NASA's planet-hunting Kepler spacecraft finds two worlds that have sizes and orbits similar to ours
January 6, 2015 |By Lee Billings

After five years of searching, researchers using data from NASA's exoplanet-hunting Kepler spacecraft have discovered what look to be two of the most Earth-like worlds yet. Dubbed Kepler 438 b and Kepler 442 b, both planets appear to be rocky and orbit in the not-too-hot, not-too-cold habitable zones of their stars where liquid water can exist in abundance. Astronomers announced the planets along with six other newfound small, temperate worlds today at a meeting of the American Astronomical Society in Seattle. Their findings will be published in The Astrophysical Journal. The discoveries double the number of known potentially habitable exoplanets. They also push Kepler's tally of vetted, confirmed worlds to just over 1,000, marking a milestone in the mission's epochal search for alien Earths.

This artist's conception depicts an Earth-like planet orbiting an evolved star that has formed a stunning "planetary nebula." Earlier in its life, this planet may have been like one of the eight newly discovered worlds orbiting in the habitable zones of their stars.
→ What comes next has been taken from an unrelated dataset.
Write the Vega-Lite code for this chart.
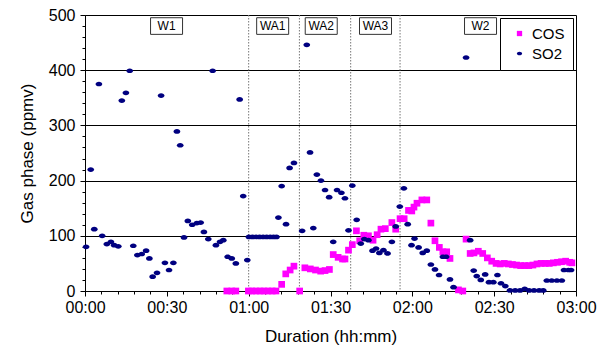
{
  "$schema": "https://vega.github.io/schema/vega-lite/v6.json",
  "width": 491,
  "height": 276,
  "autosize": {"type": "none"},
  "padding": {"left": 85, "top": 15, "right": 26, "bottom": 59},
  "background": "white",
  "config": {
    "font": "Liberation Sans",
    "view": {"stroke": "black", "strokeWidth": 1},
    "axis": {"domainColor": "black", "tickColor": "black", "labelColor": "black", "titleColor": "black", "titleFontWeight": "normal", "labelFlush": false, "labelOverlap": false}
  },
  "layer": [
    {
      "data": {"values": [{"t": 60}, {"t": 78.6}, {"t": 97.4}, {"t": 115.5}]},
      "mark": {"type": "rule", "color": "#777777", "strokeDash": [1.5, 1.5], "strokeWidth": 1},
      "encoding": {"x": {"field": "t", "type": "quantitative", "scale": {"domain": [0, 180], "nice": false}}}
    },
    {
      "data": {"values": [
        {"s": "COS", "t": 52.0, "v": 0}, {"s": "COS", "t": 53.8, "v": 0}, {"s": "COS", "t": 55.3, "v": 0},
        {"s": "COS", "t": 59.9, "v": 0}, {"s": "COS", "t": 61.2, "v": 0}, {"s": "COS", "t": 62.7, "v": 0},
        {"s": "COS", "t": 64.2, "v": 0}, {"s": "COS", "t": 65.6, "v": 0}, {"s": "COS", "t": 67.1, "v": 0},
        {"s": "COS", "t": 68.6, "v": 0}, {"s": "COS", "t": 70.0, "v": 0}, {"s": "COS", "t": 72.1, "v": 12},
        {"s": "COS", "t": 73.6, "v": 31}, {"s": "COS", "t": 75.2, "v": 38}, {"s": "COS", "t": 76.6, "v": 45},
        {"s": "COS", "t": 78.7, "v": 0}, {"s": "COS", "t": 80.6, "v": 42}, {"s": "COS", "t": 82.6, "v": 40},
        {"s": "COS", "t": 84.5, "v": 38}, {"s": "COS", "t": 86.4, "v": 36}, {"s": "COS", "t": 88.0, "v": 37},
        {"s": "COS", "t": 89.6, "v": 39}, {"s": "COS", "t": 91.0, "v": 66}, {"s": "COS", "t": 92.8, "v": 61},
        {"s": "COS", "t": 94.4, "v": 58}, {"s": "COS", "t": 95.3, "v": 58}, {"s": "COS", "t": 96.6, "v": 74},
        {"s": "COS", "t": 98.0, "v": 84}, {"s": "COS", "t": 99.5, "v": 109}, {"s": "COS", "t": 100.7, "v": 91},
        {"s": "COS", "t": 102.2, "v": 101}, {"s": "COS", "t": 103.9, "v": 100}, {"s": "COS", "t": 105.6, "v": 92},
        {"s": "COS", "t": 107.1, "v": 102}, {"s": "COS", "t": 108.5, "v": 112}, {"s": "COS", "t": 110.1, "v": 113},
        {"s": "COS", "t": 112.5, "v": 124}, {"s": "COS", "t": 113.9, "v": 112}, {"s": "COS", "t": 115.5, "v": 131},
        {"s": "COS", "t": 117.0, "v": 131}, {"s": "COS", "t": 118.6, "v": 146}, {"s": "COS", "t": 119.8, "v": 145},
        {"s": "COS", "t": 120.6, "v": 152}, {"s": "COS", "t": 121.7, "v": 159}, {"s": "COS", "t": 123.5, "v": 165},
        {"s": "COS", "t": 125.3, "v": 165}, {"s": "COS", "t": 126.8, "v": 123}, {"s": "COS", "t": 128.3, "v": 91},
        {"s": "COS", "t": 129.9, "v": 79}, {"s": "COS", "t": 131.2, "v": 71}, {"s": "COS", "t": 132.6, "v": 71},
        {"s": "COS", "t": 133.8, "v": 59}, {"s": "COS", "t": 136.9, "v": 2}, {"s": "COS", "t": 138.5, "v": 0},
        {"s": "COS", "t": 139.7, "v": 94}, {"s": "COS", "t": 141.2, "v": 68}, {"s": "COS", "t": 142.6, "v": 69},
        {"s": "COS", "t": 144.2, "v": 72}, {"s": "COS", "t": 145.8, "v": 68}, {"s": "COS", "t": 147.5, "v": 60},
        {"s": "COS", "t": 149.1, "v": 54}, {"s": "COS", "t": 150.7, "v": 50}, {"s": "COS", "t": 152.2, "v": 49},
        {"s": "COS", "t": 153.7, "v": 50}, {"s": "COS", "t": 155.2, "v": 49}, {"s": "COS", "t": 156.7, "v": 48},
        {"s": "COS", "t": 158.2, "v": 47}, {"s": "COS", "t": 159.7, "v": 46}, {"s": "COS", "t": 161.2, "v": 46},
        {"s": "COS", "t": 162.7, "v": 46}, {"s": "COS", "t": 164.2, "v": 47}, {"s": "COS", "t": 165.7, "v": 49},
        {"s": "COS", "t": 167.2, "v": 50}, {"s": "COS", "t": 168.7, "v": 50}, {"s": "COS", "t": 170.2, "v": 50},
        {"s": "COS", "t": 171.7, "v": 51}, {"s": "COS", "t": 173.2, "v": 52}, {"s": "COS", "t": 174.7, "v": 53},
        {"s": "COS", "t": 176.2, "v": 54}, {"s": "COS", "t": 177.7, "v": 52}, {"s": "COS", "t": 178.5, "v": 51},
        {"s": "SO2", "t": 0.4, "v": 80}, {"s": "SO2", "t": 2.1, "v": 220}, {"s": "SO2", "t": 3.4, "v": 112},
        {"s": "SO2", "t": 5.1, "v": 375}, {"s": "SO2", "t": 6.3, "v": 100}, {"s": "SO2", "t": 8.0, "v": 85},
        {"s": "SO2", "t": 9.5, "v": 89}, {"s": "SO2", "t": 10.7, "v": 83}, {"s": "SO2", "t": 12.2, "v": 81},
        {"s": "SO2", "t": 13.5, "v": 345}, {"s": "SO2", "t": 15.0, "v": 359}, {"s": "SO2", "t": 16.4, "v": 399},
        {"s": "SO2", "t": 17.7, "v": 82}, {"s": "SO2", "t": 19.2, "v": 65}, {"s": "SO2", "t": 20.8, "v": 67},
        {"s": "SO2", "t": 22.4, "v": 73}, {"s": "SO2", "t": 23.6, "v": 59}, {"s": "SO2", "t": 24.8, "v": 26},
        {"s": "SO2", "t": 26.4, "v": 33}, {"s": "SO2", "t": 27.9, "v": 354}, {"s": "SO2", "t": 29.3, "v": 51},
        {"s": "SO2", "t": 30.8, "v": 38}, {"s": "SO2", "t": 32.4, "v": 51}, {"s": "SO2", "t": 33.7, "v": 289},
        {"s": "SO2", "t": 34.9, "v": 264}, {"s": "SO2", "t": 36.3, "v": 97}, {"s": "SO2", "t": 37.7, "v": 127},
        {"s": "SO2", "t": 39.3, "v": 120}, {"s": "SO2", "t": 41.0, "v": 123}, {"s": "SO2", "t": 42.4, "v": 124},
        {"s": "SO2", "t": 43.6, "v": 107}, {"s": "SO2", "t": 45.2, "v": 94}, {"s": "SO2", "t": 46.8, "v": 399},
        {"s": "SO2", "t": 48.0, "v": 83}, {"s": "SO2", "t": 49.5, "v": 89}, {"s": "SO2", "t": 50.7, "v": 92},
        {"s": "SO2", "t": 52.3, "v": 62}, {"s": "SO2", "t": 53.8, "v": 59}, {"s": "SO2", "t": 55.3, "v": 50},
        {"s": "SO2", "t": 56.7, "v": 347}, {"s": "SO2", "t": 58.0, "v": 172}, {"s": "SO2", "t": 59.5, "v": 56},
        {"s": "SO2", "t": 60.1, "v": 98}, {"s": "SO2", "t": 61.4, "v": 98}, {"s": "SO2", "t": 62.7, "v": 98},
        {"s": "SO2", "t": 64.0, "v": 98}, {"s": "SO2", "t": 65.3, "v": 98}, {"s": "SO2", "t": 66.6, "v": 98},
        {"s": "SO2", "t": 67.9, "v": 98}, {"s": "SO2", "t": 69.1, "v": 98}, {"s": "SO2", "t": 70.2, "v": 98},
        {"s": "SO2", "t": 70.9, "v": 133}, {"s": "SO2", "t": 72.1, "v": 190}, {"s": "SO2", "t": 73.7, "v": 121},
        {"s": "SO2", "t": 75.0, "v": 223}, {"s": "SO2", "t": 76.6, "v": 232}, {"s": "SO2", "t": 79.6, "v": 109},
        {"s": "SO2", "t": 81.3, "v": 446}, {"s": "SO2", "t": 82.5, "v": 251}, {"s": "SO2", "t": 83.7, "v": 114},
        {"s": "SO2", "t": 85.0, "v": 211}, {"s": "SO2", "t": 86.5, "v": 200}, {"s": "SO2", "t": 88.0, "v": 183},
        {"s": "SO2", "t": 89.5, "v": 170}, {"s": "SO2", "t": 91.0, "v": 89}, {"s": "SO2", "t": 92.4, "v": 183},
        {"s": "SO2", "t": 94.0, "v": 178}, {"s": "SO2", "t": 95.3, "v": 168}, {"s": "SO2", "t": 96.6, "v": 110},
        {"s": "SO2", "t": 98.0, "v": 191}, {"s": "SO2", "t": 99.6, "v": 129}, {"s": "SO2", "t": 101.1, "v": 86},
        {"s": "SO2", "t": 102.4, "v": 94}, {"s": "SO2", "t": 103.9, "v": 92}, {"s": "SO2", "t": 105.4, "v": 73},
        {"s": "SO2", "t": 106.7, "v": 77}, {"s": "SO2", "t": 107.9, "v": 69}, {"s": "SO2", "t": 109.4, "v": 74},
        {"s": "SO2", "t": 110.9, "v": 68}, {"s": "SO2", "t": 112.5, "v": 89}, {"s": "SO2", "t": 113.9, "v": 117},
        {"s": "SO2", "t": 115.4, "v": 153}, {"s": "SO2", "t": 116.9, "v": 186}, {"s": "SO2", "t": 118.3, "v": 121},
        {"s": "SO2", "t": 119.7, "v": 83}, {"s": "SO2", "t": 120.8, "v": 95}, {"s": "SO2", "t": 122.3, "v": 79},
        {"s": "SO2", "t": 123.8, "v": 69}, {"s": "SO2", "t": 125.3, "v": 73}, {"s": "SO2", "t": 126.8, "v": 48},
        {"s": "SO2", "t": 128.3, "v": 39}, {"s": "SO2", "t": 129.8, "v": 29}, {"s": "SO2", "t": 131.2, "v": 62},
        {"s": "SO2", "t": 132.4, "v": 62}, {"s": "SO2", "t": 133.8, "v": 21}, {"s": "SO2", "t": 135.1, "v": 7},
        {"s": "SO2", "t": 139.7, "v": 423}, {"s": "SO2", "t": 141.2, "v": 92}, {"s": "SO2", "t": 142.5, "v": 37},
        {"s": "SO2", "t": 143.6, "v": 27}, {"s": "SO2", "t": 145.1, "v": 20}, {"s": "SO2", "t": 146.7, "v": 30},
        {"s": "SO2", "t": 148.1, "v": 16}, {"s": "SO2", "t": 149.7, "v": 16}, {"s": "SO2", "t": 151.2, "v": 29},
        {"s": "SO2", "t": 152.5, "v": 14}, {"s": "SO2", "t": 154.1, "v": 9}, {"s": "SO2", "t": 155.8, "v": 1},
        {"s": "SO2", "t": 157.7, "v": 1}, {"s": "SO2", "t": 159.5, "v": 1}, {"s": "SO2", "t": 161.2, "v": 4},
        {"s": "SO2", "t": 162.8, "v": 1}, {"s": "SO2", "t": 164.6, "v": 1}, {"s": "SO2", "t": 166.5, "v": 1},
        {"s": "SO2", "t": 168.0, "v": 1}, {"s": "SO2", "t": 169.3, "v": 19}, {"s": "SO2", "t": 171.1, "v": 19},
        {"s": "SO2", "t": 173.0, "v": 19}, {"s": "SO2", "t": 174.8, "v": 19}, {"s": "SO2", "t": 175.6, "v": 38},
        {"s": "SO2", "t": 177.2, "v": 38}, {"s": "SO2", "t": 178.2, "v": 38}
      ]},
      "mark": {"type": "point", "filled": true, "opacity": 1, "size": 45},
      "encoding": {
        "x": {
          "field": "t", "type": "quantitative",
          "scale": {"domain": [0, 180], "nice": false},
          "axis": {
            "values": [0, 6, 12, 18, 24, 30, 36, 42, 48, 54, 60, 66, 72, 78, 84, 90, 96, 102, 108, 114, 120, 126, 132, 138, 144, 150, 156, 162, 168, 174, 180],
            "tickCount": 200,
            "labelExpr": "datum.value % 30 == 0 ? (floor(datum.value/60) < 10 ? '0' : '') + floor(datum.value/60) + ':' + (datum.value % 60 < 10 ? '0' : '') + (datum.value % 60) : ''",
            "tickSize": {"condition": {"test": "datum.value % 30 == 0", "value": 5}, "value": 3},
            "labelOverlap": false,
            "labelFlush": false,
            "grid": false,
            "labelFontSize": 16,
            "labelPadding": 3,
            "title": "Duration (hh:mm)",
            "titleFontSize": 17,
            "titlePadding": 13
          }
        },
        "y": {
          "field": "v", "type": "quantitative",
          "scale": {"domain": [0, 500], "nice": false},
          "axis": {
            "values": [0, 20, 40, 60, 80, 100, 120, 140, 160, 180, 200, 220, 240, 260, 280, 300, 320, 340, 360, 380, 400, 420, 440, 460, 480, 500],
            "tickCount": 200,
            "labelExpr": "datum.value % 100 == 0 ? datum.label : ''",
            "tickSize": {"condition": {"test": "datum.value % 100 == 0", "value": 5}, "value": 3},
            "labelOverlap": false,
            "labelFlush": false,
            "grid": true,
            "gridColor": "black",
            "gridOpacity": {"condition": {"test": "datum.value % 100 == 0 && datum.value > 0 && datum.value < 500", "value": 1}, "value": 0},
            "labelFontSize": 16,
            "labelPadding": 5,
            "title": "Gas phase (ppmv)",
            "titleFontSize": 17,
            "titlePadding": 12
          }
        },
        "color": {
          "field": "s", "type": "nominal",
          "scale": {"domain": ["COS", "SO2"], "range": ["#FF00FF", "#000080"]},
          "legend": {
            "title": null, "orient": "top-right", "offset": 3,
            "strokeColor": "black", "fillColor": "white", "padding": 8,
            "labelFontSize": 15, "labelColor": "black", "symbolSize": 28, "rowPadding": 4, "labelOffset": 5, "symbolOffset": 4
          }
        },
        "shape": {
          "field": "s", "type": "nominal",
          "scale": {"domain": ["COS", "SO2"], "range": ["square", "M-1,0A1,0.7,0,1,1,1,0A1,0.7,0,1,1,-1,0Z"]},
          "legend": null
        },
        "order": {"field": "s", "sort": "ascending"}
      }
    },
    {
      "data": {"values": [
        {"label": "W1", "t": 29.9},
        {"label": "WA1", "t": 68.8},
        {"label": "WA2", "t": 86.6},
        {"label": "WA3", "t": 106.5},
        {"label": "W2", "t": 145}
      ]},
      "layer": [
        {
          "mark": {"type": "point", "shape": "M-1,-0.52H1V0.52H-1Z", "size": 1024, "filled": true, "fill": "white", "stroke": "#333333", "strokeWidth": 1, "opacity": 1},
          "encoding": {
            "x": {"field": "t", "type": "quantitative"},
            "y": {"datum": 480, "type": "quantitative"}
          }
        },
        {
          "mark": {"type": "text", "fontSize": 12, "color": "black", "align": "center", "baseline": "middle"},
          "encoding": {
            "x": {"field": "t", "type": "quantitative"},
            "y": {"datum": 480, "type": "quantitative"},
            "text": {"field": "label"}
          }
        }
      ]
    }
  ]
}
Both planets are many hundreds of light-years away and orbit stars smaller and dimmer than our sun. Like most of Kepler's finds, they were discovered via transits—the shadows they cast toward our solar system as they cross the blazing faces of their stars. Transits allow astronomers to measure a planet's size, orbit and exposure to starlight. Kepler 438 b is only about 12 percent larger than Earth, and basks in 40 percent more starlight; Kepler 442 b is 30 percent larger and receives about 30 percent less light. Both spheres may be somewhat warmer than Kepler's two previous premier rocky worlds, Kepler 186 f and Kepler 62 f, each of which gets significantly less starlight—similar to that received by Mars. “We can't say for sure whether these planets are truly habitable—only that they are promising candidates for habitability," says study co-author David Kipping, an astronomer at the Harvard–Smithsonian Center for Astrophysics (CfA) in Cambridge, Mass.

When Kepler launched into orbit in 2009 to survey a patch of sky containing some 150,000 stars, one of its primary goals was to find mirror Earths, worlds about the same size as our own in approximately 365-day orbits around sunlike stars. The task was expected to take just over three years because many things can cause stars to dim besides transiting planets, and astronomers would need to glimpse the periodic recurrence of any mirror Earth's transit not once or twice but three times to be convinced that any particular dimming was due to a planet.

The sunlike stars had other plans, however, proving to be more variable in brightness than mission planners had anticipated, muddying Kepler's search for the faint shadows. Kepler's scientists consequently focused on smaller, dimmer, quieter stars and asked for more time to gather additional data. The mission was extended in 2012 but was struck by stabilizer equipment failures in spring of 2013 that sent Kepler's once-steady gaze drifting askew, bringing its survey to a premature close. Last year the spacecraft was resurrected as the "K2" mission after researchers devised a new method to aim the telescope. K2 is a more limited transit survey and has scant hope of finding a mirror Earth. The last, best option for the mission to succeed in discovering Earth twins was to sift through Kepler's archival data from 2013 and earlier, which is filled with thousands of unconfirmed candidate planets. "I think these latest planets are about as good as we're going to get from the Kepler data," Kipping says. "I would like to be surprised—and I'm hopeful—but I'm not sure we'll find planets closer to Earth twins than the objects we present in our paper."